# RECORDS FOR PROCESSING start

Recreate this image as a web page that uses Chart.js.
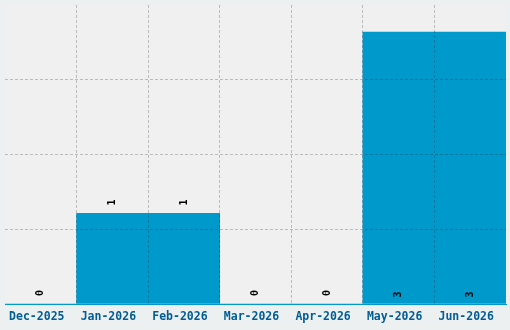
<!DOCTYPE html>
<html>
<head>
<meta charset="utf-8">
<script src="https://cdn.jsdelivr.net/npm/chart.js@4/dist/chart.umd.min.js"></script>
<style>
  html, body { margin: 0; padding: 0; background: #edf0f1; }
  #wrap { width: 510px; height: 330px; }
</style>
</head>
<body>
<div id="wrap"><canvas id="chart" width="510" height="330"></canvas></div>
<script>
"use strict";

// data
let months = ["Dec-2025", "Jan-2026", "Feb-2026", "Mar-2026", "Apr-2026", "May-2026", "Jun-2026"];
let counts = [0, 1, 1, 0, 0, 3, 3];
let yMax = 3.3;
let yTicks = [0, 0.825, 1.65, 2.475, 3.3];

let gridColor = "rgba(0,0,0,0.22)";
let monoFont = "'DejaVu Sans Mono', 'Liberation Mono', monospace";

// plot area background
let plotBg = {
  id: "plotBg",
  beforeDraw(chart) {
    let a = chart.chartArea;
    let ctx = chart.ctx;
    ctx.save();
    ctx.fillStyle = "#f0f0f0";
    ctx.fillRect(a.left, a.top, a.right - a.left, a.bottom - a.top);
    ctx.restore();
  }
};

// rotated value labels, above the bar, or inside at the bottom when the bar is tall
let valueLabels = {
  id: "valueLabels",
  afterDraw(chart) {
    let ctx = chart.ctx;
    let meta = chart.getDatasetMeta(0);
    let area = chart.chartArea;
    ctx.save();
    ctx.font = "bold 10px " + monoFont;
    ctx.fillStyle = "#000";
    ctx.textAlign = "center";
    ctx.textBaseline = "middle";
    meta.data.forEach(function (bar, i) {
      let v = counts[i];
      let y = bar.y - 11;
      if (bar.y - 40 < area.top) {
        y = bar.base - 9;
      }
      ctx.save();
      ctx.translate(bar.x, y);
      ctx.rotate(-Math.PI / 2);
      ctx.fillText(String(v), 0, 0);
      ctx.restore();
    });
    ctx.restore();
  }
};

let ctx = document.getElementById("chart");
let chart = new Chart(ctx, {
  type: "bar",
  data: {
    labels: months,
    datasets: [
      {
        label: "count",
        data: counts,
        backgroundColor: "#0099cc",
        borderWidth: 0,
        barPercentage: 1,
        categoryPercentage: 1
      }
    ]
  },
  options: {
    responsive: false,
    animation: false,
    layout: { padding: { left: 5, right: 4, top: 5, bottom: 0 } },
    plugins: {
      legend: { display: false },
      tooltip: { enabled: false }
    },
    scales: {
      x: {
        grid: {
          offset: true,
          z: 1,
          drawTicks: false,
          lineWidth: 1,
          color: function (c) {
            if (c.type !== "tick" || c.index === 0) return "transparent";
            return gridColor;
          }
        },
        border: { display: true, color: "#0099cc", width: 1, dash: [3, 2], z: 1 },
        ticks: {
          color: "#005c94",
          padding: 6,
          labelOffset: -4,
          maxRotation: 0,
          autoSkip: false,
          font: { family: monoFont, weight: "bold", size: 11.5 }
        },
        afterFit: function (scale) { scale.height = 26; }
      },
      y: {
        min: 0,
        max: yMax,
        afterBuildTicks: function (scale) {
          scale.ticks = yTicks.map(function (v) { return { value: v }; });
        },
        grid: {
          z: 1,
          drawTicks: false,
          color: function (c) {
            if (c.type !== "tick") return "transparent";
            let v = c.tick.value;
            if (v <= 0 || v >= yMax) return "transparent";
            return gridColor;
          }
        },
        border: { display: false, dash: [3, 2], z: 1 },
        ticks: { display: false },
        afterFit: function (scale) { scale.width = 0; }
      }
    }
  },
  plugins: [plotBg, valueLabels]
});
</script>
</body>
</html>
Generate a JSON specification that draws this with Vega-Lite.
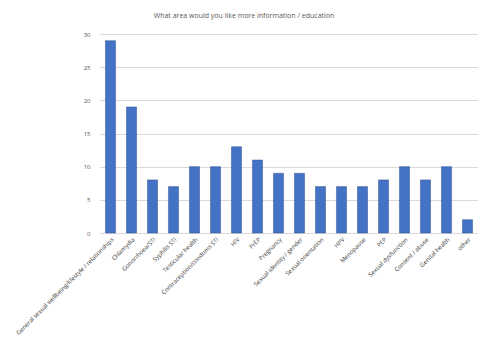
{
  "$schema": "https://vega.github.io/schema/vega-lite/v6.json",
  "autosize": {"type": "none"},
  "width": 378,
  "height": 199,
  "padding": {"left": 100, "top": 34, "right": 0, "bottom": 105},
  "background": "white",
  "config": {"view": {"stroke": null}, "font": "Open Sans"},
  "title": {
    "text": "What area would you like more information / education",
    "fontSize": 7,
    "fontWeight": "normal",
    "color": "#595959",
    "anchor": "middle",
    "dx": -45,
    "offset": 12
  },
  "data": {
    "values": [
      {"area": "General sexual wellbeing/lifestyle / relationships", "count": 29},
      {"area": "Chlamydia", "count": 19},
      {"area": "Gonorrhoea/STI", "count": 8},
      {"area": "Syphilis STI", "count": 7},
      {"area": "Testicular health", "count": 10},
      {"area": "Contraception/condoms STI", "count": 10},
      {"area": "HIV", "count": 13},
      {"area": "PrEP", "count": 11},
      {"area": "Pregnancy", "count": 9},
      {"area": "Sexual identity / gender", "count": 9},
      {"area": "Sexual orientation", "count": 7},
      {"area": "HPV", "count": 7},
      {"area": "Menopause", "count": 7},
      {"area": "PEP", "count": 8},
      {"area": "Sexual dysfunction", "count": 10},
      {"area": "Consent / abuse", "count": 8},
      {"area": "Genital health", "count": 10},
      {"area": "other", "count": 2}
    ]
  },
  "mark": {"type": "bar", "color": "#4472c4", "stroke": "#2f5597", "strokeWidth": 0.5},
  "encoding": {
    "x": {
      "field": "area",
      "type": "nominal",
      "sort": null,
      "title": null,
      "scale": {"paddingInner": 0.52, "paddingOuter": 0.26},
      "axis": {
        "labelAngle": -45,
        "labelFontSize": 6,
        "labelColor": "#404040",
        "labelLimit": 200,
        "ticks": false,
        "domain": false,
        "labelPadding": 3
      }
    },
    "y": {
      "field": "count",
      "type": "quantitative",
      "title": null,
      "scale": {"domain": [0, 30]},
      "axis": {
        "values": [0, 5, 10, 15, 20, 25, 30],
        "labelFontSize": 6,
        "labelColor": "#595959",
        "ticks": false,
        "domain": false,
        "gridColor": "#d9d9d9",
        "labelPadding": 10
      }
    }
  }
}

# RECORDS FOR PROCESSING end

PROBLEM STATEMENT
Repeat word for word the lines above, from the first entry through the line containing "Sans Mono', 'Liberation", with both ends kept and the pictures dropped.

SOLUTION TO THE EXERCISE
Recreate this image as a web page that uses Chart.js.
<!DOCTYPE html>
<html>
<head>
<meta charset="utf-8">
<script src="https://cdn.jsdelivr.net/npm/chart.js@4/dist/chart.umd.min.js"></script>
<style>
  html, body { margin: 0; padding: 0; background: #edf0f1; }
  #wrap { width: 510px; height: 330px; }
</style>
</head>
<body>
<div id="wrap"><canvas id="chart" width="510" height="330"></canvas></div>
<script>
"use strict";

// data
let months = ["Dec-2025", "Jan-2026", "Feb-2026", "Mar-2026", "Apr-2026", "May-2026", "Jun-2026"];
let counts = [0, 1, 1, 0, 0, 3, 3];
let yMax = 3.3;
let yTicks = [0, 0.825, 1.65, 2.475, 3.3];

let gridColor = "rgba(0,0,0,0.22)";
let monoFont = "'DejaVu Sans Mono', 'Liberation Mono', monospace";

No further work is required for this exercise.